Work to complete - Write out all of the data without omission, exactly as shown.

Data -
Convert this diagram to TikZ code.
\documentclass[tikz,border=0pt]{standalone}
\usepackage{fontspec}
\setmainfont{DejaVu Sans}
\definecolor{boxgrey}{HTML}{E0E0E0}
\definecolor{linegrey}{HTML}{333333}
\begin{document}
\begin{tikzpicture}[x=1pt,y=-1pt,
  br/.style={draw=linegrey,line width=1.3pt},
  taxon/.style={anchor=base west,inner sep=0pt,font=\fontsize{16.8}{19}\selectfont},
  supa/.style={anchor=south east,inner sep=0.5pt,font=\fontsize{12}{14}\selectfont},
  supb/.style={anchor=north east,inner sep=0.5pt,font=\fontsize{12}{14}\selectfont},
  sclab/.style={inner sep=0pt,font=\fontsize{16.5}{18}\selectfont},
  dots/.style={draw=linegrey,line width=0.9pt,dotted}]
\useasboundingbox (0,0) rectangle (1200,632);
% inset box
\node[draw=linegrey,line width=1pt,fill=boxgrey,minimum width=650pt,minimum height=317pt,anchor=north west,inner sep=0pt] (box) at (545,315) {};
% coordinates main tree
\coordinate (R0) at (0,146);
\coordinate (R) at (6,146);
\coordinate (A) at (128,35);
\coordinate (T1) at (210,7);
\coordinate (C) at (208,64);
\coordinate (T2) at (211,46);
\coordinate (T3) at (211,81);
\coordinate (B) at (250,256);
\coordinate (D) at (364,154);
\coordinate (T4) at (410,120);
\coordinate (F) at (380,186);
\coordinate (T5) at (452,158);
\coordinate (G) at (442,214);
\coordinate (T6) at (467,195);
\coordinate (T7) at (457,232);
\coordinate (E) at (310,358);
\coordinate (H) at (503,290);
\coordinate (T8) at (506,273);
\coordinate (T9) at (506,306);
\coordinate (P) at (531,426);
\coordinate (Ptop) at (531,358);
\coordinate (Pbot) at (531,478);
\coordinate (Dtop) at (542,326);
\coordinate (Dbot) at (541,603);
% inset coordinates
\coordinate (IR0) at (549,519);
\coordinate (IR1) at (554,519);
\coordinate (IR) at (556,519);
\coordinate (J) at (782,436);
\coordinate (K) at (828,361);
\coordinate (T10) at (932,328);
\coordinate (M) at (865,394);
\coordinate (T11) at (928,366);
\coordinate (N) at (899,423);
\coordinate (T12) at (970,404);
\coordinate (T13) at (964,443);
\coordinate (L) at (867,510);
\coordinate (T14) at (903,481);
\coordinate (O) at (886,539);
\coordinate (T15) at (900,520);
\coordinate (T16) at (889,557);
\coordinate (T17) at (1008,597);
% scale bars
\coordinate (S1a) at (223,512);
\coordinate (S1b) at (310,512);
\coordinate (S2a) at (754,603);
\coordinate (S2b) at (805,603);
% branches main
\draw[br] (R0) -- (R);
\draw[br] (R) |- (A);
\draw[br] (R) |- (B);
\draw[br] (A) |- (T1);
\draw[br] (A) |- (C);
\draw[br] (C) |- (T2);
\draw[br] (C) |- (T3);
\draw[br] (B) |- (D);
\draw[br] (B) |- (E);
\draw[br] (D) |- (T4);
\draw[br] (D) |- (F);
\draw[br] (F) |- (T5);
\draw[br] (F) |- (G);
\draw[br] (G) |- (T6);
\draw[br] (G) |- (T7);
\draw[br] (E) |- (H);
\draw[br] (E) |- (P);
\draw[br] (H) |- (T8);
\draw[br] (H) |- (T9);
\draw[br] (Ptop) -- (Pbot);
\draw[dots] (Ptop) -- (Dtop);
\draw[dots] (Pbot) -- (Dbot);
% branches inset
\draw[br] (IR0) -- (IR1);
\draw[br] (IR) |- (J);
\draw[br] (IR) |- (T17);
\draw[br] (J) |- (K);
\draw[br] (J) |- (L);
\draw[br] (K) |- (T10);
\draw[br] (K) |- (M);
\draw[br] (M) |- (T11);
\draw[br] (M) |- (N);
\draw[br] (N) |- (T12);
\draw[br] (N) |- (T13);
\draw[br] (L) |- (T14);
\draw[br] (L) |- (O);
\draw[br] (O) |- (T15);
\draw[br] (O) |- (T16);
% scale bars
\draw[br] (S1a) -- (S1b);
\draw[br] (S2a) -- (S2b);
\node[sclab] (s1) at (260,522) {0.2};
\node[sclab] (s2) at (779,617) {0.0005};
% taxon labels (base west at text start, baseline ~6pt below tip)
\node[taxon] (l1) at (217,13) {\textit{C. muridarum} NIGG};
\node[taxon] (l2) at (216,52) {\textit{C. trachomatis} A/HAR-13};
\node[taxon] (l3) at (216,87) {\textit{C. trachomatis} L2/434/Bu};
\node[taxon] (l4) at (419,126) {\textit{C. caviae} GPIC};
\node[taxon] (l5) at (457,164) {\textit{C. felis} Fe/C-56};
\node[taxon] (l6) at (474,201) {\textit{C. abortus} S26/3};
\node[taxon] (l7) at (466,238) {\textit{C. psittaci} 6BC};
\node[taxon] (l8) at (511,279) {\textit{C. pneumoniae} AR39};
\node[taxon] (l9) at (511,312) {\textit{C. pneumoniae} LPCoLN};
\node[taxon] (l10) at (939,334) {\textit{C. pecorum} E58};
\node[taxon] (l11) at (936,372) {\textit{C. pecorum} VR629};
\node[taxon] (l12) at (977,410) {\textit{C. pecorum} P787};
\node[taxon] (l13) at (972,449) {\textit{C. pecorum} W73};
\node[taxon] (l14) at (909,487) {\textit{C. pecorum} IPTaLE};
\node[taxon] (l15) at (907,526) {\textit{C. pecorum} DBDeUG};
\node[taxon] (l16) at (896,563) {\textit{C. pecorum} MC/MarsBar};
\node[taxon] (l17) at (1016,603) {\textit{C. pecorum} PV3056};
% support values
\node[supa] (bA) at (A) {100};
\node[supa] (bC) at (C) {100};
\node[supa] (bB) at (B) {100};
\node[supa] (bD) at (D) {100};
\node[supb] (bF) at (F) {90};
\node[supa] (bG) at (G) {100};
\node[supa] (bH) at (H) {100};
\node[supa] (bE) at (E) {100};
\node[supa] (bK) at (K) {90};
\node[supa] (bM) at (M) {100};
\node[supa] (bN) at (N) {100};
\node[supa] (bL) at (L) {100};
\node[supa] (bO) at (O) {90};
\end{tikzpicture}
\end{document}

Result of the exercise -
Convert this diagram to TikZ code.
\documentclass[tikz,border=0pt]{standalone}
\usepackage{fontspec}
\setmainfont{DejaVu Sans}
\definecolor{boxgrey}{HTML}{E0E0E0}
\definecolor{linegrey}{HTML}{333333}
\begin{document}
\begin{tikzpicture}[x=1pt,y=-1pt,
  br/.style={draw=linegrey,line width=1.3pt},
  taxon/.style={anchor=base west,inner sep=0pt,font=\fontsize{16.8}{19}\selectfont},
  supa/.style={anchor=south east,inner sep=0.5pt,font=\fontsize{12}{14}\selectfont},
  supb/.style={anchor=north east,inner sep=0.5pt,font=\fontsize{12}{14}\selectfont},
  sclab/.style={inner sep=0pt,font=\fontsize{16.5}{18}\selectfont},
  dots/.style={draw=linegrey,line width=0.9pt,dotted}]
\useasboundingbox (0,0) rectangle (1200,632);
% inset box
\node[draw=linegrey,line width=1pt,fill=boxgrey,minimum width=650pt,minimum height=317pt,anchor=north west,inner sep=0pt] (box) at (545,315) {};
% coordinates main tree
\coordinate (R0) at (0,146);
\coordinate (R) at (6,146);
\coordinate (A) at (128,35);
\coordinate (T1) at (210,7);
\coordinate (C) at (208,64);
\coordinate (T2) at (211,46);
\coordinate (T3) at (211,81);
\coordinate (B) at (250,256);
\coordinate (D) at (364,154);
\coordinate (T4) at (410,120);
\coordinate (F) at (380,186);
\coordinate (T5) at (452,158);
\coordinate (G) at (442,214);
\coordinate (T6) at (467,195);
\coordinate (T7) at (457,232);
\coordinate (E) at (310,358);
\coordinate (H) at (503,290);
\coordinate (T8) at (506,273);
\coordinate (T9) at (506,306);
\coordinate (P) at (531,426);
\coordinate (Ptop) at (531,358);
\coordinate (Pbot) at (531,478);
\coordinate (Dtop) at (542,326);
\coordinate (Dbot) at (541,603);
% inset coordinates
\coordinate (IR0) at (549,519);
\coordinate (IR1) at (554,519);
\coordinate (IR) at (556,519);
\coordinate (J) at (782,436);
\coordinate (K) at (828,361);
\coordinate (T10) at (932,328);
\coordinate (M) at (865,394);
\coordinate (T11) at (928,366);
\coordinate (N) at (899,423);
\coordinate (T12) at (970,404);
\coordinate (T13) at (964,443);
\coordinate (L) at (867,510);
\coordinate (T14) at (903,481);
\coordinate (O) at (886,539);
\coordinate (T15) at (900,520);
\coordinate (T16) at (889,557);
\coordinate (T17) at (1008,597);
% scale bars
\coordinate (S1a) at (223,512);
\coordinate (S1b) at (310,512);
\coordinate (S2a) at (754,603);
\coordinate (S2b) at (805,603);
% branches main
\draw[br] (R0) -- (R);
\draw[br] (R) |- (A);
\draw[br] (R) |- (B);
\draw[br] (A) |- (T1);
\draw[br] (A) |- (C);
\draw[br] (C) |- (T2);
\draw[br] (C) |- (T3);
\draw[br] (B) |- (D);
\draw[br] (B) |- (E);
\draw[br] (D) |- (T4);
\draw[br] (D) |- (F);
\draw[br] (F) |- (T5);
\draw[br] (F) |- (G);
\draw[br] (G) |- (T6);
\draw[br] (G) |- (T7);
\draw[br] (E) |- (H);
\draw[br] (E) |- (P);
\draw[br] (H) |- (T8);
\draw[br] (H) |- (T9);
\draw[br] (Ptop) -- (Pbot);
\draw[dots] (Ptop) -- (Dtop);
\draw[dots] (Pbot) -- (Dbot);
% branches inset
\draw[br] (IR0) -- (IR1);
\draw[br] (IR) |- (J);
\draw[br] (IR) |- (T17);
\draw[br] (J) |- (K);
\draw[br] (J) |- (L);
\draw[br] (K) |- (T10);
\draw[br] (K) |- (M);
\draw[br] (M) |- (T11);
\draw[br] (M) |- (N);
\draw[br] (N) |- (T12);
\draw[br] (N) |- (T13);
\draw[br] (L) |- (T14);
\draw[br] (L) |- (O);
\draw[br] (O) |- (T15);
\draw[br] (O) |- (T16);
% scale bars
\draw[br] (S1a) -- (S1b);
\draw[br] (S2a) -- (S2b);
\node[sclab] (s1) at (260,522) {0.2};
\node[sclab] (s2) at (779,617) {0.0005};
% taxon labels (base west at text start, baseline ~6pt below tip)
\node[taxon] (l1) at (217,13) {\textit{C. muridarum} NIGG};
\node[taxon] (l2) at (216,52) {\textit{C. trachomatis} A/HAR-13};
\node[taxon] (l3) at (216,87) {\textit{C. trachomatis} L2/434/Bu};
\node[taxon] (l4) at (419,126) {\textit{C. caviae} GPIC};
\node[taxon] (l5) at (457,164) {\textit{C. felis} Fe/C-56};
\node[taxon] (l6) at (474,201) {\textit{C. abortus} S26/3};
\node[taxon] (l7) at (466,238) {\textit{C. psittaci} 6BC};
\node[taxon] (l8) at (511,279) {\textit{C. pneumoniae} AR39};
\node[taxon] (l9) at (511,312) {\textit{C. pneumoniae} LPCoLN};
\node[taxon] (l10) at (939,334) {\textit{C. pecorum} E58};
\node[taxon] (l11) at (936,372) {\textit{C. pecorum} VR629};
\node[taxon] (l12) at (977,410) {\textit{C. pecorum} P787};
\node[taxon] (l13) at (972,449) {\textit{C. pecorum} W73};
\node[taxon] (l14) at (909,487) {\textit{C. pecorum} IPTaLE};
\node[taxon] (l15) at (907,526) {\textit{C. pecorum} DBDeUG};
\node[taxon] (l16) at (896,563) {\textit{C. pecorum} MC/MarsBar};
\node[taxon] (l17) at (1016,603) {\textit{C. pecorum} PV3056};
% support values
\node[supa] (bA) at (A) {100};
\node[supa] (bC) at (C) {100};
\node[supa] (bB) at (B) {100};
\node[supa] (bD) at (D) {100};
\node[supb] (bF) at (F) {90};
\node[supa] (bG) at (G) {100};
\node[supa] (bH) at (H) {100};
\node[supa] (bE) at (E) {100};
\node[supa] (bK) at (K) {90};
\node[supa] (bM) at (M) {100};
\node[supa] (bN) at (N) {100};
\node[supa] (bL) at (L) {100};
\node[supa] (bO) at (O) {90};
\end{tikzpicture}
\end{document}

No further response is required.